_Written problem:_ Check every line below for the word "drawn" and copy each one that has it.
── Source data
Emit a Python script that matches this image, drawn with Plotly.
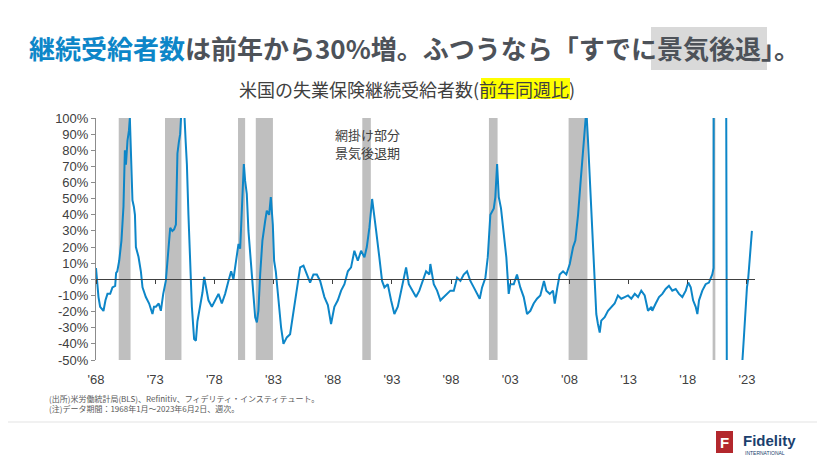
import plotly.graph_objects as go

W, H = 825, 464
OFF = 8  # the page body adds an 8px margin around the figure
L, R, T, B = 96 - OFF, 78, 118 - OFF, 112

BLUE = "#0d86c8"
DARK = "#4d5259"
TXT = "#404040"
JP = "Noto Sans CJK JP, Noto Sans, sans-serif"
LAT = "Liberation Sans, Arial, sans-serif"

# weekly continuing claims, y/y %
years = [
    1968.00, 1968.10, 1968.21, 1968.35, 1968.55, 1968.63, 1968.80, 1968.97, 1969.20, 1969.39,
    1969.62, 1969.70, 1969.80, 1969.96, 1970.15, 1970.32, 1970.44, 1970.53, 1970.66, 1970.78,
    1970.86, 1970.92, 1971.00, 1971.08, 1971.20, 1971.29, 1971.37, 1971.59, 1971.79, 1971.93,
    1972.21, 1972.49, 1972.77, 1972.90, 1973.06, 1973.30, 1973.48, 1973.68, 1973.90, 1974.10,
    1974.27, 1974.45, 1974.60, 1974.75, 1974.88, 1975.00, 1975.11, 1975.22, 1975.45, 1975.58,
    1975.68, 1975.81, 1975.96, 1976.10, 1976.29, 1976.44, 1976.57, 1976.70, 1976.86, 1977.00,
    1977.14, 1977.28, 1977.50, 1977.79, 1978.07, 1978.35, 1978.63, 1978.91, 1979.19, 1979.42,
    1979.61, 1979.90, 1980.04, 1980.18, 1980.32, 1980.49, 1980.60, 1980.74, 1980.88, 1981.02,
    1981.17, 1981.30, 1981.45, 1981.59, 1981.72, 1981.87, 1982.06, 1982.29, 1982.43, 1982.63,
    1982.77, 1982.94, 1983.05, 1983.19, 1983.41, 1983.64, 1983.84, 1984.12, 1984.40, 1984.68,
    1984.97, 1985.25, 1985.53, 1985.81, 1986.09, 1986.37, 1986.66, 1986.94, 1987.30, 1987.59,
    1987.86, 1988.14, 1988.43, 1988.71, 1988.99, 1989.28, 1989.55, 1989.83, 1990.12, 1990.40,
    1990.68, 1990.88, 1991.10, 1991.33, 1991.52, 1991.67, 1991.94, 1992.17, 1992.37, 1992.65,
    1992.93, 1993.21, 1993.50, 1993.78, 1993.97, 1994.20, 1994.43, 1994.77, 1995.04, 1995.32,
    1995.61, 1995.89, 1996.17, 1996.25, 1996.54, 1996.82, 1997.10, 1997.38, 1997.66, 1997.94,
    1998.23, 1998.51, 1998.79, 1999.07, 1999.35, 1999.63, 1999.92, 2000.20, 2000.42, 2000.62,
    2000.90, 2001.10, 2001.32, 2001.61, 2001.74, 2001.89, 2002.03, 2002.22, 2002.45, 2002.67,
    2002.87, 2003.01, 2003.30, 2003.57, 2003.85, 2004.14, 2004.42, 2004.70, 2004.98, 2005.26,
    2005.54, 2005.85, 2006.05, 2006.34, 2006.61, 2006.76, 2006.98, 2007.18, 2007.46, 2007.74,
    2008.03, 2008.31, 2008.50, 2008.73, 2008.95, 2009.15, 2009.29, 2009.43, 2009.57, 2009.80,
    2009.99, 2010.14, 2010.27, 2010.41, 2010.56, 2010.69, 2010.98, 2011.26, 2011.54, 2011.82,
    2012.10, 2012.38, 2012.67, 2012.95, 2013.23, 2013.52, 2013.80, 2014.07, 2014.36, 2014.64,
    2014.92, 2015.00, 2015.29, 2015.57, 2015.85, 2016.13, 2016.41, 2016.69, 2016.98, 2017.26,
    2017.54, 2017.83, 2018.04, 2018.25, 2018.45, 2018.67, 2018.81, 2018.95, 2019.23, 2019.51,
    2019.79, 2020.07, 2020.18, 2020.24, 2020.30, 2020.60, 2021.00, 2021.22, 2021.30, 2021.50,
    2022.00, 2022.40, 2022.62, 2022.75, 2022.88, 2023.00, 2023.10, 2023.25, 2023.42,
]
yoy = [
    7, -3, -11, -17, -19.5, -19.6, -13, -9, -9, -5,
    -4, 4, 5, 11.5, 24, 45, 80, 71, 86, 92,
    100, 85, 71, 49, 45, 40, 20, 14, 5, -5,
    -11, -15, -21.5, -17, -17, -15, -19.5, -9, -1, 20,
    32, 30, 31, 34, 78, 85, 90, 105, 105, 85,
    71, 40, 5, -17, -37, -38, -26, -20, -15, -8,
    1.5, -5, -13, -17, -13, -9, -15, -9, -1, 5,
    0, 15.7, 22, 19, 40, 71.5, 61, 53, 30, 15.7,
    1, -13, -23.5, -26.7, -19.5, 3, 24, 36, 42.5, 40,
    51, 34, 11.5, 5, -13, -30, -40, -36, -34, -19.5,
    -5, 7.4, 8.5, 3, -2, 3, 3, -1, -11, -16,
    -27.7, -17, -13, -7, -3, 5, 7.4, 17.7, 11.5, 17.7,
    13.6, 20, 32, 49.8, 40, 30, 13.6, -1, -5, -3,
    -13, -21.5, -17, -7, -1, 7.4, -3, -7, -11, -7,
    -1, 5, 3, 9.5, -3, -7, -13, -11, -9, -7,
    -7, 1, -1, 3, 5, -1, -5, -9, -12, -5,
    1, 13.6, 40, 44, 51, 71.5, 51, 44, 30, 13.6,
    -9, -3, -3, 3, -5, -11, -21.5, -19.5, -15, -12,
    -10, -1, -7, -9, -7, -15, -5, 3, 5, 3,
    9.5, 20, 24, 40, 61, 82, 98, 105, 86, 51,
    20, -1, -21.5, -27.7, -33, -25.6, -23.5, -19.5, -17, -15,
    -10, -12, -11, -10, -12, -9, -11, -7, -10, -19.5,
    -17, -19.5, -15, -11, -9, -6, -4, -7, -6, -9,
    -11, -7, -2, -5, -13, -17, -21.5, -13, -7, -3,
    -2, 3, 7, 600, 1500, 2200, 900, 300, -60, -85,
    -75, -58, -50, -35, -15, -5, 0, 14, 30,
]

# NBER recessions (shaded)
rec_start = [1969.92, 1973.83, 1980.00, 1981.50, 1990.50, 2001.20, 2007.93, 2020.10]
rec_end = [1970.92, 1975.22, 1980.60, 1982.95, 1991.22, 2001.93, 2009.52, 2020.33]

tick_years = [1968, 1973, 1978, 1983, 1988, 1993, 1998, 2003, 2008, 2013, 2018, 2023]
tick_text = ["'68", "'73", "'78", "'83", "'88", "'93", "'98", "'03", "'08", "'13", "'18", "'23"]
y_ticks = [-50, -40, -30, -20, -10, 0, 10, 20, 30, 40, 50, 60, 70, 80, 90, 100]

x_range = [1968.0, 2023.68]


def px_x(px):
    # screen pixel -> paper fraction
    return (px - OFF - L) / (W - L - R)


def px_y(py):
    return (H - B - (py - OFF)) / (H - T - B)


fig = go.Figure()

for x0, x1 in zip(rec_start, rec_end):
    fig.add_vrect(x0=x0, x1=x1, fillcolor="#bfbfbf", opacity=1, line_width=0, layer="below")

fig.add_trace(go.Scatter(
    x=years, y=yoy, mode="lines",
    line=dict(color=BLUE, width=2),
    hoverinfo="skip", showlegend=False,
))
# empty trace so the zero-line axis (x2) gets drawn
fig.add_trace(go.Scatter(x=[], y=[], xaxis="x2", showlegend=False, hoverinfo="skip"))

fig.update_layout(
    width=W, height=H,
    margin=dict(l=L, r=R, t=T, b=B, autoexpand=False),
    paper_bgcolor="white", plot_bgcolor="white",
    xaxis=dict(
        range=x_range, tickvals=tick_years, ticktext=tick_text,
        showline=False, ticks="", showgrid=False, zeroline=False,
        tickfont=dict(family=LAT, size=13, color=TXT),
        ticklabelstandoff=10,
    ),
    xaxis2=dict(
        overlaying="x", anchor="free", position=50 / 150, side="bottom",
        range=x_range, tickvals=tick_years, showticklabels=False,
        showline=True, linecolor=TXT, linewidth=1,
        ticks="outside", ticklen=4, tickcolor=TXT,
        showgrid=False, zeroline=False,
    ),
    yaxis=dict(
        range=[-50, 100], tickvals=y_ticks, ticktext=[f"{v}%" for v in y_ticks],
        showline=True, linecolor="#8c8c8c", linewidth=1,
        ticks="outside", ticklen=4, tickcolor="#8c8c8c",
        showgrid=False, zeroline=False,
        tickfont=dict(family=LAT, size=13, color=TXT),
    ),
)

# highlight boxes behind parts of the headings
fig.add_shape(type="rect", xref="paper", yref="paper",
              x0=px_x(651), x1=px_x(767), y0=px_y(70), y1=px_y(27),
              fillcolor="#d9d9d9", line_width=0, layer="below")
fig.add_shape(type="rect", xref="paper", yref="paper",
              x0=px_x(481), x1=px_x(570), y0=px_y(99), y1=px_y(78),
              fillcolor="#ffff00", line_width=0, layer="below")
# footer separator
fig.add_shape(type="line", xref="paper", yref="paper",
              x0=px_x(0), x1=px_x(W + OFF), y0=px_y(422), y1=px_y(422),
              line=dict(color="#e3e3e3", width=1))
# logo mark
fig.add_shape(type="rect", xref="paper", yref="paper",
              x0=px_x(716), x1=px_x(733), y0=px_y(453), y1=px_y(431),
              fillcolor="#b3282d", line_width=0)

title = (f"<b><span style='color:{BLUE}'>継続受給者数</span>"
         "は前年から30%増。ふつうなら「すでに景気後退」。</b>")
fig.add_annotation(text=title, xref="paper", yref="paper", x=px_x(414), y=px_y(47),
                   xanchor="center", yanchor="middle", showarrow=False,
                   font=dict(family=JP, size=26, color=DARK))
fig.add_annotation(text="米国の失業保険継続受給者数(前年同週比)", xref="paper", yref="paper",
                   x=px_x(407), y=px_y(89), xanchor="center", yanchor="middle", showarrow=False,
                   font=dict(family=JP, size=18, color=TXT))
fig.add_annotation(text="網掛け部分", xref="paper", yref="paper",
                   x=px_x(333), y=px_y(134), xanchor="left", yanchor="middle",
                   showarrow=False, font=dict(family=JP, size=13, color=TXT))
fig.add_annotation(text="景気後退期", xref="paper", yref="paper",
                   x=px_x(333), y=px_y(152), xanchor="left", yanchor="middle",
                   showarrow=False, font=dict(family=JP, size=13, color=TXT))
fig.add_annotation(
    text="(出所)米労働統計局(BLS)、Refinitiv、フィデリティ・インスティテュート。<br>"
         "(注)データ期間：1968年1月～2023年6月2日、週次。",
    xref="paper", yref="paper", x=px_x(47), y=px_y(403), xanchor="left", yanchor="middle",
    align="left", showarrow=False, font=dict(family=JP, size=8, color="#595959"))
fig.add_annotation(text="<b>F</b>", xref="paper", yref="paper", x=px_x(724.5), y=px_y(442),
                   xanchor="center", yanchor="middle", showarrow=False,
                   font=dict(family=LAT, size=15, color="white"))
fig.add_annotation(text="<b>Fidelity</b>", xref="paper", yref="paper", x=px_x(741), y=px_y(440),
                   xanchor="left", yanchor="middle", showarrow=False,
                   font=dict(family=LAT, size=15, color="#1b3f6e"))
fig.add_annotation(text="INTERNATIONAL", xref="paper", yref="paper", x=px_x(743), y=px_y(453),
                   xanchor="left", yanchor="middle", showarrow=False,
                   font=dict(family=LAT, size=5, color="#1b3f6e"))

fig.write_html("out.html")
────
_Exercise solution:_
Emit a Python script that matches this image, drawn with Plotly.
# empty trace so the zero-line axis (x2) gets drawn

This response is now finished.